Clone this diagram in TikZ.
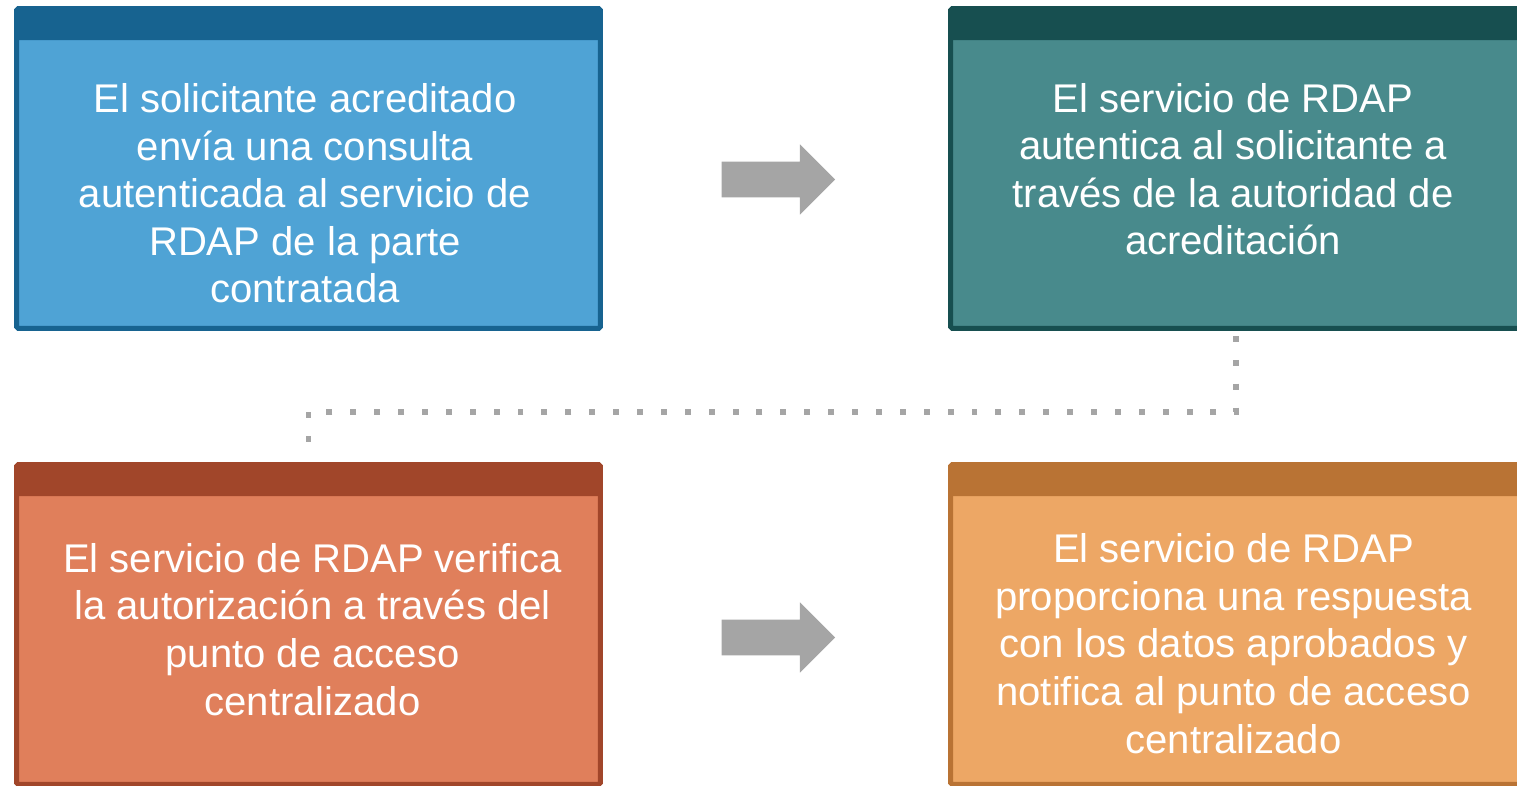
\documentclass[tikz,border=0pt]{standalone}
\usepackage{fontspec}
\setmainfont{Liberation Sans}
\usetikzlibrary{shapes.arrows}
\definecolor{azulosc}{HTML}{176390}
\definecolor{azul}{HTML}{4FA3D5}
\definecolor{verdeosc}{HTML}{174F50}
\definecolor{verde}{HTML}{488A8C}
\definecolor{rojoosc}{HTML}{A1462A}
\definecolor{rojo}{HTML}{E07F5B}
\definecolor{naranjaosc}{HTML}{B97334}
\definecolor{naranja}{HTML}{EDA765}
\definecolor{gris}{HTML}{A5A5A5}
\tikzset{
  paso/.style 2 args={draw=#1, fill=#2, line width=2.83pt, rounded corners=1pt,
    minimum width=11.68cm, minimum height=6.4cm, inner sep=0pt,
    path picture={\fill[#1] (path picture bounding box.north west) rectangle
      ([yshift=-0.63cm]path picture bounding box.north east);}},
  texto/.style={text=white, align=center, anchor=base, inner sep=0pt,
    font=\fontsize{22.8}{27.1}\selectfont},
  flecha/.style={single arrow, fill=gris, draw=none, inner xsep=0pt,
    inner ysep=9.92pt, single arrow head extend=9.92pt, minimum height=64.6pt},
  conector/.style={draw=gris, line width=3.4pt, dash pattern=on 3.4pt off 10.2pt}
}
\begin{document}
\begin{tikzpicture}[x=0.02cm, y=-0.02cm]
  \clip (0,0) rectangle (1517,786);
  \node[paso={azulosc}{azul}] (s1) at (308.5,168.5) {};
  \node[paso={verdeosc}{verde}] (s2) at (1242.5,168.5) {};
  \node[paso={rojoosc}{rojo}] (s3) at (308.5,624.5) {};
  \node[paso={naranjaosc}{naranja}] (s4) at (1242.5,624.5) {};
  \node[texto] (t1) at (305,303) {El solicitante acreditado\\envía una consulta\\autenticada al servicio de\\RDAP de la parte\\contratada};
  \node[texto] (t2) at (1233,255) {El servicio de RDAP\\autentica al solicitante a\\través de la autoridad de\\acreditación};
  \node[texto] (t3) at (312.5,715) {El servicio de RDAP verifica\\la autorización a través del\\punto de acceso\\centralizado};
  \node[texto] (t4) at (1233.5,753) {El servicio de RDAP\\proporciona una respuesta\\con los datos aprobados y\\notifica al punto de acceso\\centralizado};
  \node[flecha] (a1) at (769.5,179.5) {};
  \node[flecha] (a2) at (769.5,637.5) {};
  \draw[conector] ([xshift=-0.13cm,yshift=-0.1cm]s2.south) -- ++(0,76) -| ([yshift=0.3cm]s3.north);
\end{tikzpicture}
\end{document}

......

Brief => Reproduce all of the material exactly, apart from the pictures.

Final result =>
Clone this diagram in TikZ.
\documentclass[tikz,border=0pt]{standalone}
\usepackage{fontspec}
\setmainfont{Liberation Sans}
\usetikzlibrary{shapes.arrows}
\definecolor{azulosc}{HTML}{176390}
\definecolor{azul}{HTML}{4FA3D5}
\definecolor{verdeosc}{HTML}{174F50}
\definecolor{verde}{HTML}{488A8C}
\definecolor{rojoosc}{HTML}{A1462A}
\definecolor{rojo}{HTML}{E07F5B}
\definecolor{naranjaosc}{HTML}{B97334}
\definecolor{naranja}{HTML}{EDA765}
\definecolor{gris}{HTML}{A5A5A5}
\tikzset{
  paso/.style 2 args={draw=#1, fill=#2, line width=2.83pt, rounded corners=1pt,
    minimum width=11.68cm, minimum height=6.4cm, inner sep=0pt,
    path picture={\fill[#1] (path picture bounding box.north west) rectangle
      ([yshift=-0.63cm]path picture bounding box.north east);}},
  texto/.style={text=white, align=center, anchor=base, inner sep=0pt,
    font=\fontsize{22.8}{27.1}\selectfont},
  flecha/.style={single arrow, fill=gris, draw=none, inner xsep=0pt,
    inner ysep=9.92pt, single arrow head extend=9.92pt, minimum height=64.6pt},
  conector/.style={draw=gris, line width=3.4pt, dash pattern=on 3.4pt off 10.2pt}
}
\begin{document}
\begin{tikzpicture}[x=0.02cm, y=-0.02cm]
  \clip (0,0) rectangle (1517,786);
  \node[paso={azulosc}{azul}] (s1) at (308.5,168.5) {};
  \node[paso={verdeosc}{verde}] (s2) at (1242.5,168.5) {};
  \node[paso={rojoosc}{rojo}] (s3) at (308.5,624.5) {};
  \node[paso={naranjaosc}{naranja}] (s4) at (1242.5,624.5) {};
  \node[texto] (t1) at (305,303) {El solicitante acreditado\\envía una consulta\\autenticada al servicio de\\RDAP de la parte\\contratada};
  \node[texto] (t2) at (1233,255) {El servicio de RDAP\\autentica al solicitante a\\través de la autoridad de\\acreditación};
  \node[texto] (t3) at (312.5,715) {El servicio de RDAP verifica\\la autorización a través del\\punto de acceso\\centralizado};
  \node[texto] (t4) at (1233.5,753) {El servicio de RDAP\\proporciona una respuesta\\con los datos aprobados y\\notifica al punto de acceso\\centralizado};
  \node[flecha] (a1) at (769.5,179.5) {};
  \node[flecha] (a2) at (769.5,637.5) {};
  \draw[conector] ([xshift=-0.13cm,yshift=-0.1cm]s2.south) -- ++(0,76) -| ([yshift=0.3cm]s3.north);
\end{tikzpicture}
\end{document}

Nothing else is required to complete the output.